L'ancien pasteur Joachim Gauck a été largement élu dimanche président de la République allemande, devenant la première personnalité d'ex-RDA à occuper ce poste essentiellement honorifique.

Avec la chancelière Angela Merkel, et désormais M. Gauck, l'Allemagne est dirigée par deux personnalités ayant vécu derrière le Rideau de fer jusqu'à la réunification du pays.

Joachim Gauck, ancien militant des droits de l'Homme à la fin de la RDA, jouit d'un immense respect en Allemagne. Il a été plébiscité en obtenant 991 voix au sein de l'Assemblée fédérale, dont les 1240 membres étaient chargés d'élire le nouveau président.

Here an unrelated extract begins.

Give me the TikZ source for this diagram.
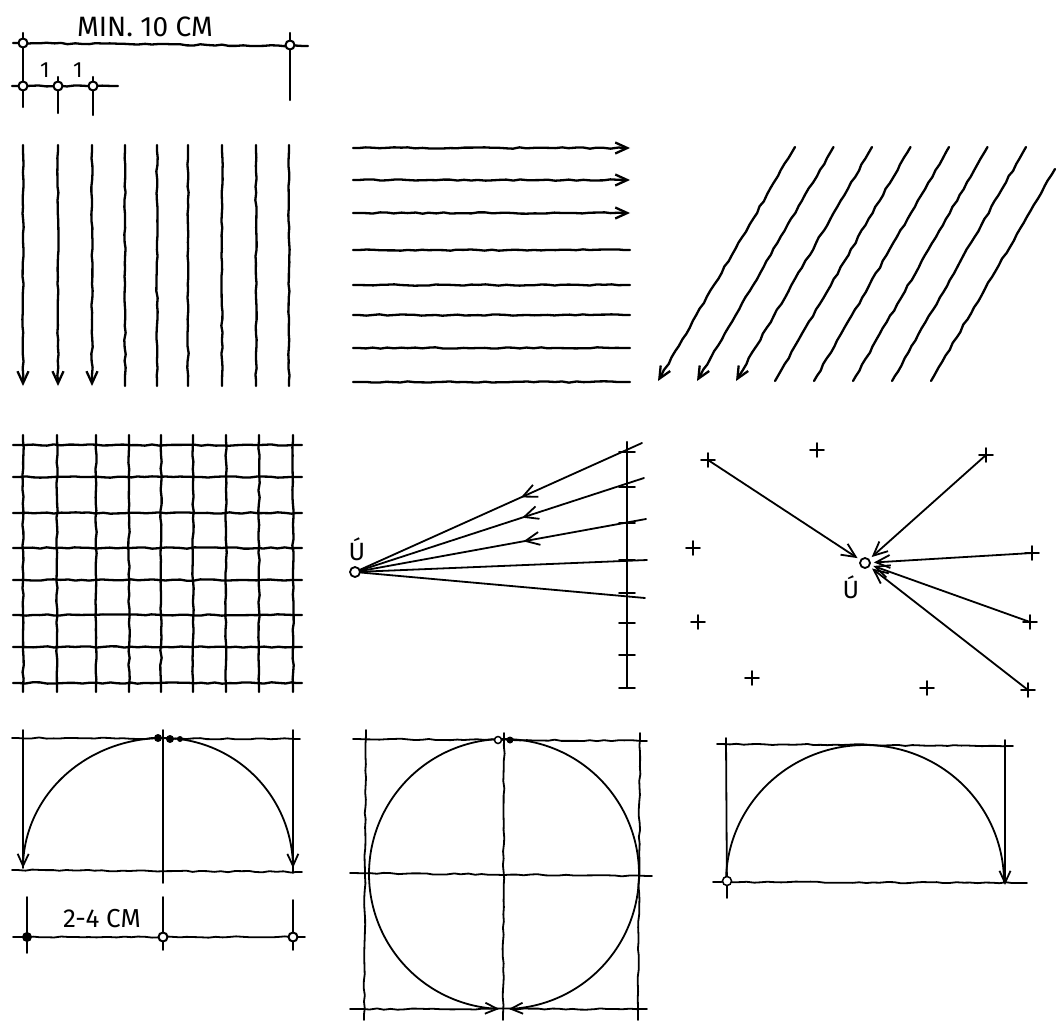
\documentclass[tikz,border=0pt]{standalone}
\usepackage{fontspec}
\setmainfont{Fira Sans}
\usetikzlibrary{arrows.meta,decorations.pathmorphing,decorations.markings}
\tikzset{
  ink/.style={line width=2.3pt, line cap=round, line join=round},
  fine/.style={line width=1.8pt, line cap=round, line join=round},
  wig/.style={decorate, decoration={random steps, segment length=7pt, amplitude=0.7pt, pre length=6pt, post length=6pt}},
  tip/.style={-{Straight Barb[length=12pt,width=11pt]}},
  ring/.style={circle, draw, line width=2pt, inner sep=0pt, minimum size=9pt, fill=white},
  blob/.style={circle, fill, inner sep=0pt, minimum size=10pt},
  big/.style={font=\fontsize{28}{30}\selectfont},
  mid/.style={font=\fontsize{26}{28}\selectfont},
  small/.style={font=\fontsize{22}{24}\selectfont},
  ulbl/.style={font=\fontsize{25}{27}\selectfont},
  midtip/.style={decoration={markings, mark=at position 0.43 with {\arrow{Straight Barb[length=14pt,width=13pt]}}}, postaction={decorate}}
}
\begin{document}
\begin{tikzpicture}[x=1pt,y=-1pt]
\fill[white] (0,0) rectangle (1057,1020);
\useasboundingbox (0,0) rectangle (1057,1020);

% ---------- panel 1: dimensions ----------
\coordinate (a1L) at (13,43);  \coordinate (a2R) at (308,46);
\coordinate (a1T) at (23,33);  \coordinate (a1B) at (23,107);
\coordinate (a2T) at (290,33); \coordinate (a2B) at (290,100);
\coordinate (b0L) at (12,86);  \coordinate (b0R) at (118,86);
\coordinate (b1T) at (58,77);  \coordinate (b1B) at (58,113);
\coordinate (b2T) at (93,77);  \coordinate (b2B) at (93,115);
\draw[ink,wig] (a1L) -- (a2R);
\draw[ink] (a1T) -- (a1B);
\draw[ink] (a2T) -- (a2B);
\draw[ink,wig] (b0L) -- (b0R);
\draw[ink] (b1T) -- (b1B);
\draw[ink] (b2T) -- (b2B);
\node[ring] (r1) at (23,43) {};
\node[ring] (r2) at (290,45) {};
\node[ring] (r3) at (23,86) {};
\node[ring] (r4) at (58,86) {};
\node[ring] (r5) at (93,86) {};
\node[big] (tmin) at (145,27) {MIN. 10 CM};
\node[small] (t1a) at (45,70) {1};
\node[small] (t1b) at (78,70) {1};

% ---------- panel 2: vertical lines ----------
\foreach \x [count=\i] in {23,58,92,125,157,188,222,256,289} {
  \coordinate (vt\i) at (\x,145);
  \coordinate (vb\i) at (\x,386);
}
\foreach \i in {1,2,3} \draw[ink,wig,tip] (vt\i) -- (vb\i);
\foreach \i in {4,...,9} \draw[ink,wig] (vt\i) -- (vb\i);

% ---------- panel 3: horizontal lines ----------
\foreach \y [count=\i] in {148,180,213,250,285,315,348,382} {
  \coordinate (hl\i) at (353,\y);
  \coordinate (hr\i) at (630,\y);
}
\foreach \i in {1,2,3} \draw[ink,wig,tip] (hl\i) -- (hr\i);
\foreach \i in {4,...,8} \draw[ink,wig] (hl\i) -- (hr\i);

% ---------- panel 4: diagonal lines ----------
\foreach \i in {0,...,6} {
  \coordinate (dt\i) at ({795+38.5*\i},147);
  \coordinate (db\i) at ({658+39*\i},381);
}
\coordinate (dt7) at (1055,169);
\coordinate (db7) at (931,381);
\foreach \i in {0,1,2} \draw[ink,wig,tip] (dt\i) -- (db\i);
\foreach \i in {3,...,7} \draw[ink,wig] (dt\i) -- (db\i);

% ---------- panel 5: grid ----------
\foreach \x [count=\i] in {23,57,96,129,161,193,226,259,293} {
  \coordinate (gt\i) at (\x,435);
  \coordinate (gb\i) at (\x,692);
  \draw[ink,wig] (gt\i) -- (gb\i);
}
\foreach \y [count=\i] in {445,477,513,548,580,615,647,683} {
  \coordinate (gl\i) at (13,\y);
  \coordinate (gr\i) at (302,\y);
  \draw[ink,wig] (gl\i) -- (gr\i);
}

% ---------- panel 6: fan to a point ----------
\node[ring, minimum size=10pt, line width=1.8pt] (U1) at (355,572) {};
\node[ulbl] (U1l) at (357,549) {Ú};
\coordinate (sT) at (627,442); \coordinate (sB) at (627,688);
\draw[ink] (sT) -- (sB);
\foreach \y [count=\i] in {452,487,523,560,593,623,655,688} {
  \coordinate (tk\i) at (627,\y);
  \draw[fine] (tk\i) ++(-8,0) -- ++(16,0);
}
\coordinate (e1) at (642,443);
\coordinate (e2) at (644,478);
\coordinate (e3) at (646,519);
\coordinate (e4) at (647,560);
\coordinate (e5) at (645,598);
\foreach \i in {1,2,3} \draw[fine,midtip] (e\i) -- (U1);
\foreach \i in {4,5} \draw[fine] (e\i) -- (U1);

% ---------- panel 7: points to a centre ----------
\node[ring, minimum size=10pt, line width=1.8pt] (U2) at (865,563) {};
\node[ulbl] (U2l) at (851,587) {Ú};
\foreach \px/\py [count=\i] in {708/460,817/450,986/455,693/548,1032/553,698/622,1030/622,752/678,927/688,1028/690} {
  \coordinate (c\i) at (\px,\py);
}
\foreach \i in {1,...,10} {
  \draw[fine] (c\i) ++(-7,0) -- ++(14,0);
  \draw[fine] (c\i) ++(0,-7) -- ++(0,14);
}
\foreach \i in {1,3,5,7,10} \draw[fine,-{Straight Barb[length=14pt,width=13pt]},shorten >=3pt] (c\i) -- (U2);

% ---------- panel 8: two quarter arcs ----------
\coordinate (q1L) at (12,738);  \coordinate (q1R) at (300,739);
\coordinate (q2L) at (12,870);  \coordinate (q2R) at (302,872);
\coordinate (qv1T) at (23,730); \coordinate (qv1B) at (23,868);
\coordinate (qv2T) at (163,730);\coordinate (qv2B) at (163,883);
\coordinate (qv3T) at (293,730);\coordinate (qv3B) at (293,873);
\draw[fine,wig] (q1L) -- (q1R);
\draw[fine,wig] (q2L) -- (q2R);
\draw[fine] (qv1T) -- (qv1B);
\draw[fine] (qv2T) -- (qv2B);
\draw[fine] (qv3T) -- (qv3B);
\draw[fine,tip] plot[domain=90:180, samples=50, smooth] ({163+140*cos(\x)}, {868-130*sin(\x)});
\draw[fine,tip] plot[domain=90:0, samples=50, smooth] ({163+130*cos(\x)}, {868-130*sin(\x)});
\node[blob, minimum size=8pt] (q1d) at (158,738) {};
\node[blob, minimum size=8pt] (q2d) at (170,739) {};
\node[blob, minimum size=6pt] (q3d) at (180,739) {};
% dimension 2-4 cm
\coordinate (dL) at (13,937); \coordinate (dR) at (305,937);
\coordinate (dv1T) at (27,897); \coordinate (dv1B) at (27,953);
\coordinate (dv2T) at (163,897);\coordinate (dv2B) at (163,950);
\coordinate (dv3T) at (293,900);\coordinate (dv3B) at (293,950);
\draw[fine,wig] (dL) -- (dR);
\draw[fine] (dv1T) -- (dv1B);
\draw[fine] (dv2T) -- (dv2B);
\draw[fine] (dv3T) -- (dv3B);
\node[blob] (dd1) at (27,937) {};
\node[ring] (dd2) at (163,937) {};
\node[ring] (dd3) at (293,937) {};
\node[mid] (t24) at (102,919) {2-4 CM};

% ---------- panel 9: circle ----------
\coordinate (k1L) at (353,739); \coordinate (k1R) at (647,741);
\coordinate (k2L) at (350,873); \coordinate (k2R) at (652,876);
\coordinate (k3L) at (350,1009);\coordinate (k3R) at (647,1009);
\coordinate (kv1T) at (366,730);\coordinate (kv1B) at (364,1020);
\coordinate (kv2T) at (504,733);\coordinate (kv2B) at (503,1020);
\coordinate (kv3T) at (640,733);\coordinate (kv3B) at (638,1020);
\draw[fine,wig] (k1L) -- (k1R);
\draw[fine,wig] (k2L) -- (k2R);
\draw[fine,wig] (k3L) -- (k3R);
\draw[fine,wig] (kv1T) -- (kv1B);
\draw[fine,wig] (kv2T) -- (kv2B);
\draw[fine,wig] (kv3T) -- (kv3B);
\draw[fine,tip] plot[domain=90:268, samples=70, smooth] ({504+135*cos(\x)}, {874-135*sin(\x)});
\draw[fine,tip] plot[domain=90:-88, samples=70, smooth] ({504+135*cos(\x)}, {874-135*sin(\x)});
\node[ring, minimum size=7pt, line width=1.5pt] (k1d) at (498,740) {};
\node[blob, minimum size=7pt] (k2d) at (510,740) {};

% ---------- panel 10: half ellipse ----------
\coordinate (m1L) at (717,744); \coordinate (m1R) at (1013,746);
\coordinate (m2L) at (713,882); \coordinate (m2R) at (1027,883);
\coordinate (mv1T) at (726,738);\coordinate (mv1B) at (727,898);
\coordinate (mv2T) at (1005,740);\coordinate (mv2B) at (1005,885);
\draw[fine,wig] (m1L) -- (m1R);
\draw[fine,wig] (m2L) -- (m2R);
\draw[fine] (mv1T) -- (mv1B);
\draw[fine,tip] (mv2T) -- (mv2B);
\draw[fine] plot[domain=180:0, samples=70, smooth] ({865+139*cos(\x)}, {882-137*sin(\x)});
\node[ring, minimum size=9pt, line width=1.5pt] (m0) at (727,881) {};
\end{tikzpicture}
\end{document}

«Quel beau dimanche!», s'est-il exclamé quelques minutes après être devenu le 11e président de la République fédérale.

Dans une brève allocution, il a commencé par rappeler qu'il y a 22 ans jour pour jour avaient eu lieu les premières et dernières élections libres de RDA, quelques mois avant la Réunification allemande du 3 octobre 1990. «Je n'oublierai jamais ces élections. Jamais!», a-t-il dit, visiblement ému.

«Vous avez élu un président qui ne peut pas penser sans l'idée de liberté» en lui, a-t-il ajouté.

«Je dirai 'oui' de tout mon coeur et de toutes mes forces à la responsabilité que vous m'avez accordée aujourd'hui», a-t-il poursuivi.

Cet homme, qui a supervisé pendant dix ans les archives de la Stasi, la police politique d'Allemagne de l'Est, après la chute du Mur de Berlin, a été salué par la chancelière Angela Merkel dans l'enceinte du Bundestag (chambre basse du Parlement), où se déroulait cette élection. Il a ensuite été longuement applaudi par l'Assemblée.

«Je me réjouis de ce résultat», a souligné la chancelière sur la chaîne de télévision publique ZDF, affirmant qu'il avait «en tête l'intérêt des citoyens».

Le président est désigné pour cinq ans par les 620 députés et autant de représentants des États régionaux.

Mme Merkel a soutenu M. Gauck bien qu'il ne soit membre d'aucun parti politique. Tous deux incarnent la «génération 89» qui a entamé sa carrière politique dans le sillage de la chute du Mur, le 9 novembre 1989.

Seule autre candidate en lice, la «chasseuse de nazis» Beate Klarsfeld, 73 ans, soutenue par la seule gauche radicale, Die Linke, partait battue d'avance. Elle n'a obtenu que 126 voix. Les principaux partis représentés au Bundestag, l'Union démocrate-chrétienne (CDU), les libéraux du FDP, les sociaux-démocrates du SPD et les Verts, s'étaient mis d'accord pour soutenir M. Gauck dans ce scrutin anticipé.

Le 17 février, le président Christian Wulff (conservateur) avait démissionné après plusieurs semaines de scandale lié à son implication présumée dans des affaires de corruption. Sa démission après seulement 20 mois de mandat, après la démission de son prédécesseur, a écorné l'image de la fonction présidentielle.

Le scrutin de dimanche était chargé de symboles historiques. Si Joachim Gauck représente la révolte des Allemands de l'Est contre le régime communiste, Beate Klarsfeld incarne la chasse aux criminels nazis après la Guerre. Elle était devenue célèbre en 1968 en giflant le chancelier Kurt Georg Kiesinger, ancien membre du parti national-socialiste.

Cette Allemande, qui vit depuis longtemps en France, avait indiqué venir dimanche accompagnée de représentants de l'Association des fils et filles de déportés juifs de France qu'elle a créée avec son époux, Serge.

Joachim Gauck, qui n'est pas divorcé de son épouse bien qu'il vive depuis plus de vingt ans séparé, avait échoué en 2010 à devenir président.